Van Yüzüncü Yıl Üniversitesi Öğretim Üyesi Doç. Dr. Selda Tuncer sunumunda “Kadınlar, hukuk karşısında güçlendirilip korunmalıdır. Bu nedenle politikacıların bir an önce kadınların uğradığı mağduriyetleri görüp eşit ve adil bir hayat için bütünlüklü politikalar üretmesi gerekmektedir” dedi.

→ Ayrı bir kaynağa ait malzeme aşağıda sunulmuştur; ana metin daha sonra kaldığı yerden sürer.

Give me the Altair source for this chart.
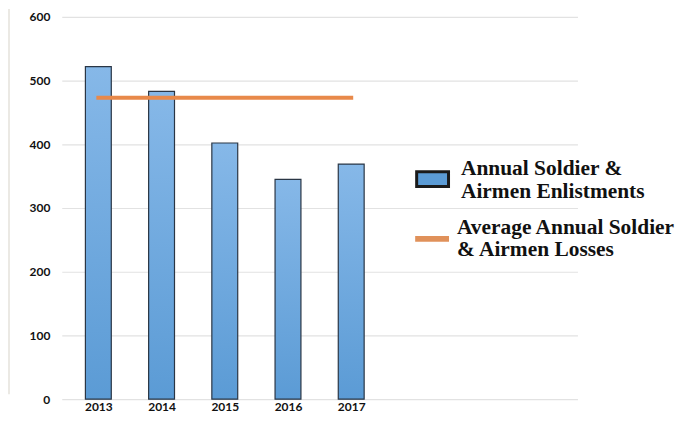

ŞİDDETİ ÖNLEMEK İÇİN ULUSAL POLİTİKALAR GEREKİYOR

İzmir Gazeteciler Cemiyeti Başkanı Dilek Gappi ise “Şiddete karşı farkındalık önlemleri, ulusal politikalar gerektirir” dedi ve İzmir Gazeteciler Cemiyeti ve Hollanda Krallığı Büyükelçiliği’nin İnsan Hakları Programı desteği ile başlayan NAR Projesi’nin hakkında bilgi verdiği sunumda şunları söyledi:

“Yaptığımız çalışmalarda meslektaşlarımızın arasında dahi şiddeti körükleyen medya dilini kullananlara rastlıyoruz. Kadına şiddet, dünya genelinde bir sorundur fakat Türkiye’de bu sorunun kemikleşmiş, kangren haline gelmiş, kanıksanmış yanları olduğunu görüyoruz. NAR Projesi çalışmalarımızda ‘Kısa etek giyiyordu’, ‘Ama eve geç geldi’ gibi mağduru suçlu gösteren yaklaşımların arttığını tespit ettik. Bu soruna karşı cemiyet olarak öncelikle medya farkındalığı oluşturmak istedik ve altmışa yakın meslektaşlarımıza 2.5 ay süren eğitimler verdik. Barış gazeteciliğinin ve doğru medya dilinin, nasıl olması ve nasıl olmaması gerektiğini eğitimler aracılığıyla gösterdik.  Örneğin biz artık ‘kadın şiddeti’ ifadesini kullanmıyoruz. Erkek şiddeti diyerek doğrudan bu şiddeti yaratan faili ortaya çıkarıyoruz. İkinci olarak akademisyenler ve uzmanlarla birlikte Türkiye’de ilk defa mahalle bazlı şiddet haritaları oluşturduk. Böylece hangi mahallelerde daha fazla şiddet görülüyor bunu tespit ettik. Projenin üçüncü ayağı ise mahalle çalışmalarıydı. Mahallelerde yaşayan kanaat önderleri aracılığıyla şiddete karşı alınabilecek önlemler, mağdurların karşılaşabileceği sorunlar ve çözüm önerileri üzerinde yoğunlaştık. Biz bu projeye özellikle nar adını verdik.  Şiddet gören birey, tek başına görünse dahi mutlaka etrafında, çevresinde ona destek veren yüzlerce unsur olmalı diye düşündük. Bu elbette İzmir Gazeteciler Cemiyeti perspektifinden bir bakış. Fakat kadına karşı şiddet dahil olmak üzere her türlü şiddete karşı alınabilecek farkındalık önlemleri ulusal politikalar gerektirir ve bu politikaların da geriye gitmesi bizim için maalesef üzücü.”

Psikolog İlknur Peder ise “Sosyal medyada yapılan olumsuz yorumlar, mağdur yakınlarının yaşadıkları travmayı tetikleyebiliyor” dedi. Kadın Cinayetlerini Durduracağız Platformu Üniversite Kadın Meclisleri Sorumlusu Güneş Fadime de mağdur yakınları ile birlikte kadın cinayetlerini durdurmak için verdikleri mücadele hakkında bilgi verdi.